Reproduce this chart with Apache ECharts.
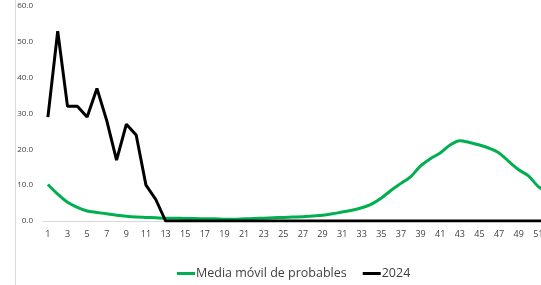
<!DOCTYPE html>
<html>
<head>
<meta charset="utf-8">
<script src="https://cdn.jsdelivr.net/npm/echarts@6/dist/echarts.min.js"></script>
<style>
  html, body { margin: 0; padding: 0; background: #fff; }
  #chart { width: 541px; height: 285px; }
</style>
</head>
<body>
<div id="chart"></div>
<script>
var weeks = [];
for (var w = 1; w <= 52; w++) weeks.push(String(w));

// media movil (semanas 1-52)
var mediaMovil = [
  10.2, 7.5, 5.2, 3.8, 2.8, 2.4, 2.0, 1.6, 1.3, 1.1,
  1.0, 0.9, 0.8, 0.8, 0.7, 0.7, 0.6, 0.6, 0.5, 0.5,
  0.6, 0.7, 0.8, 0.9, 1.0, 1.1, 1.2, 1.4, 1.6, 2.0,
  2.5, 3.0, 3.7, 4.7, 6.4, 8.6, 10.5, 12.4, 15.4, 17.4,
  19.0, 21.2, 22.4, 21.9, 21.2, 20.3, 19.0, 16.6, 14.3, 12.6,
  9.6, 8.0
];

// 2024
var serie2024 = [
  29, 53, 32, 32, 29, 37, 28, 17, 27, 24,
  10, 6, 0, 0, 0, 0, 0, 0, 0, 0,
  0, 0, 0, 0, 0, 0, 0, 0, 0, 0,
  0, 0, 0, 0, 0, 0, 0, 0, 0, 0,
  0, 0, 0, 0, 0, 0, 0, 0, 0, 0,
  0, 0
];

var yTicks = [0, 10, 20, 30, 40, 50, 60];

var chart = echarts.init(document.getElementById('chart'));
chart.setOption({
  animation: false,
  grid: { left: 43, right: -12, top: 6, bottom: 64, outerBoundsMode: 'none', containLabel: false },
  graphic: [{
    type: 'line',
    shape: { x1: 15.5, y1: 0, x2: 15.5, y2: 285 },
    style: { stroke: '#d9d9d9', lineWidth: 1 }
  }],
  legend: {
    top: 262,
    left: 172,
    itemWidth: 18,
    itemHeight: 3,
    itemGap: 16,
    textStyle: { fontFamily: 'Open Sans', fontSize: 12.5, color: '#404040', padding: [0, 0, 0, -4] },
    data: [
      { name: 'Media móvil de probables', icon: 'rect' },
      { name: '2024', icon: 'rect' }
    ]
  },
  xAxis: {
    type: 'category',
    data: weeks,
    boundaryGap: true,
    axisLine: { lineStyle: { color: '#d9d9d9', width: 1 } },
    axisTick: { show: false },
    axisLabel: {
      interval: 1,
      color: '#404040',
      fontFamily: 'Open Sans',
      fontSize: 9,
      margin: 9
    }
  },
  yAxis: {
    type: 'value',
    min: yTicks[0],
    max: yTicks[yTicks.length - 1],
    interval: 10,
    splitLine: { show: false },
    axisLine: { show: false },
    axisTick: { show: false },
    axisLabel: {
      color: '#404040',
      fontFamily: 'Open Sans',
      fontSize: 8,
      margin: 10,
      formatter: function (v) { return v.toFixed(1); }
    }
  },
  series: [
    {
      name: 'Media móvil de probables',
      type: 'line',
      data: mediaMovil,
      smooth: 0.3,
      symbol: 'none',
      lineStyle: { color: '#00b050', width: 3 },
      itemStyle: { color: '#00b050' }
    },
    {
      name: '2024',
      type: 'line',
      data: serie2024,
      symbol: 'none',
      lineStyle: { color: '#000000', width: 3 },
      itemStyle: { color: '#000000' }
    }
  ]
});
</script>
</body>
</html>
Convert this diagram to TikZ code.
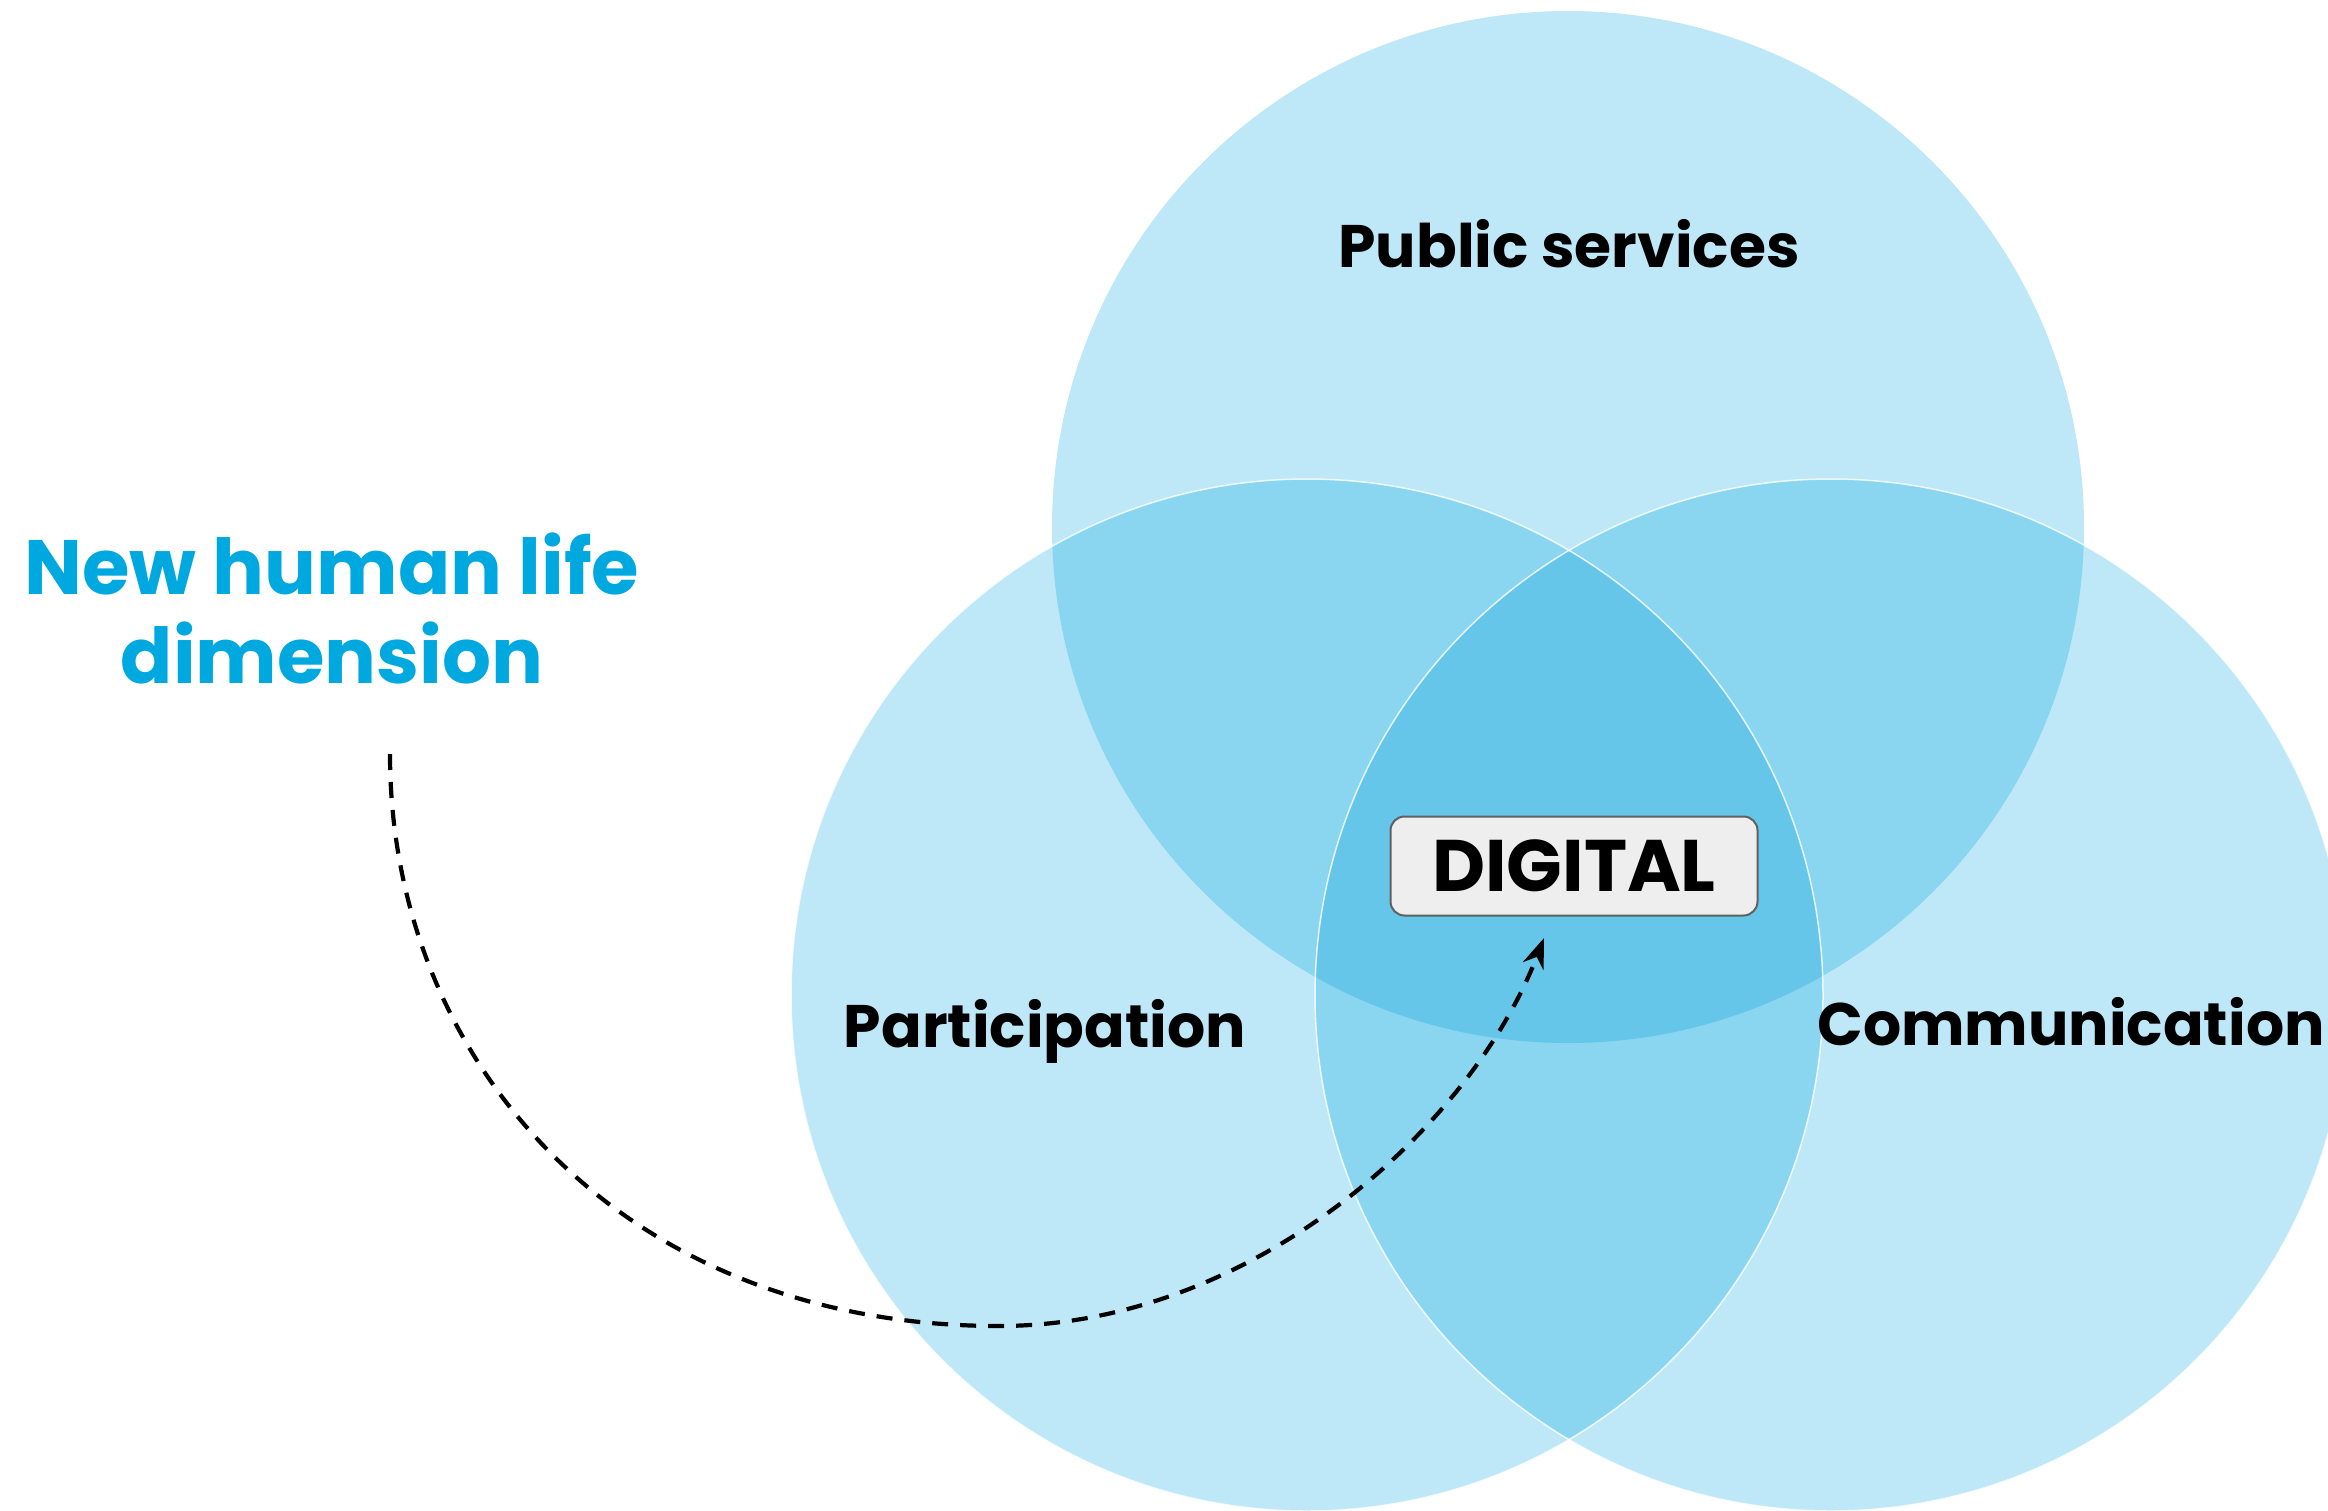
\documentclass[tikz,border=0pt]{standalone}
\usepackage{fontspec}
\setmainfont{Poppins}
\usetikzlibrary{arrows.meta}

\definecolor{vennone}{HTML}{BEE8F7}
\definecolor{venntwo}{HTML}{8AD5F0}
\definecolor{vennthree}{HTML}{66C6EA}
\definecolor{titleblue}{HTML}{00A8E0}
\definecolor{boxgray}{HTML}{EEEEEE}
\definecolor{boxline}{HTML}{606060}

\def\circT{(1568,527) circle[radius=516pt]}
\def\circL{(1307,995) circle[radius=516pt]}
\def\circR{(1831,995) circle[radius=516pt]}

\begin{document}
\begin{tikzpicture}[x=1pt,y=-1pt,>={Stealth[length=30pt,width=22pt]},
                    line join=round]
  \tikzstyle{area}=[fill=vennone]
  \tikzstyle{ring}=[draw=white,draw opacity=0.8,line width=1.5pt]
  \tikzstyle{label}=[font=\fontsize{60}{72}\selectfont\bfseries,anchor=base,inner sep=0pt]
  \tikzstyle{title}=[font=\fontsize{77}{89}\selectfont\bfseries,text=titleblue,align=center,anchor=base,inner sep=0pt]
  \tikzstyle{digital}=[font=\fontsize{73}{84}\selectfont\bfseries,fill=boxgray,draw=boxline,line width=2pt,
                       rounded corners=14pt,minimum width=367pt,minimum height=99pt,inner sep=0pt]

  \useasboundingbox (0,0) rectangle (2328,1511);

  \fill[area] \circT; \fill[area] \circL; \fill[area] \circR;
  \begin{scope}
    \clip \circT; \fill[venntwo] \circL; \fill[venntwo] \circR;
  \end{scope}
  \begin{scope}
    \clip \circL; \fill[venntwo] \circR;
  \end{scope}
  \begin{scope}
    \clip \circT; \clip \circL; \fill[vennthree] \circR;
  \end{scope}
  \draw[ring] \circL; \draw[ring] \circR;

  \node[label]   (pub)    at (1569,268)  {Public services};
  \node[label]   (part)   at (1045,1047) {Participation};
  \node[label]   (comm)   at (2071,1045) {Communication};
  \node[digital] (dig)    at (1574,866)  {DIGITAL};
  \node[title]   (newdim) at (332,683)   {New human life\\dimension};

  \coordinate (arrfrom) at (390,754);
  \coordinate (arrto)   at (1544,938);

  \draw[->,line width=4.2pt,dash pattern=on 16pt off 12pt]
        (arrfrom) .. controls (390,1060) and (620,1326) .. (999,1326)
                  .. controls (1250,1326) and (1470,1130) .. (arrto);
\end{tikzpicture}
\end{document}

::::::::::

* **Short exercise**
Return the material line for line, from its beginning to the line that contains "var yTicks = [0, 10, 20, 30, 40, 50, 60];", with the pictures left out.

* **Answer for this exercise**
Reproduce this chart with Apache ECharts.
<!DOCTYPE html>
<html>
<head>
<meta charset="utf-8">
<script src="https://cdn.jsdelivr.net/npm/echarts@6/dist/echarts.min.js"></script>
<style>
  html, body { margin: 0; padding: 0; background: #fff; }
  #chart { width: 541px; height: 285px; }
</style>
</head>
<body>
<div id="chart"></div>
<script>
var weeks = [];
for (var w = 1; w <= 52; w++) weeks.push(String(w));

// media movil (semanas 1-52)
var mediaMovil = [
  10.2, 7.5, 5.2, 3.8, 2.8, 2.4, 2.0, 1.6, 1.3, 1.1,
  1.0, 0.9, 0.8, 0.8, 0.7, 0.7, 0.6, 0.6, 0.5, 0.5,
  0.6, 0.7, 0.8, 0.9, 1.0, 1.1, 1.2, 1.4, 1.6, 2.0,
  2.5, 3.0, 3.7, 4.7, 6.4, 8.6, 10.5, 12.4, 15.4, 17.4,
  19.0, 21.2, 22.4, 21.9, 21.2, 20.3, 19.0, 16.6, 14.3, 12.6,
  9.6, 8.0
];

// 2024
var serie2024 = [
  29, 53, 32, 32, 29, 37, 28, 17, 27, 24,
  10, 6, 0, 0, 0, 0, 0, 0, 0, 0,
  0, 0, 0, 0, 0, 0, 0, 0, 0, 0,
  0, 0, 0, 0, 0, 0, 0, 0, 0, 0,
  0, 0, 0, 0, 0, 0, 0, 0, 0, 0,
  0, 0
];

var yTicks = [0, 10, 20, 30, 40, 50, 60];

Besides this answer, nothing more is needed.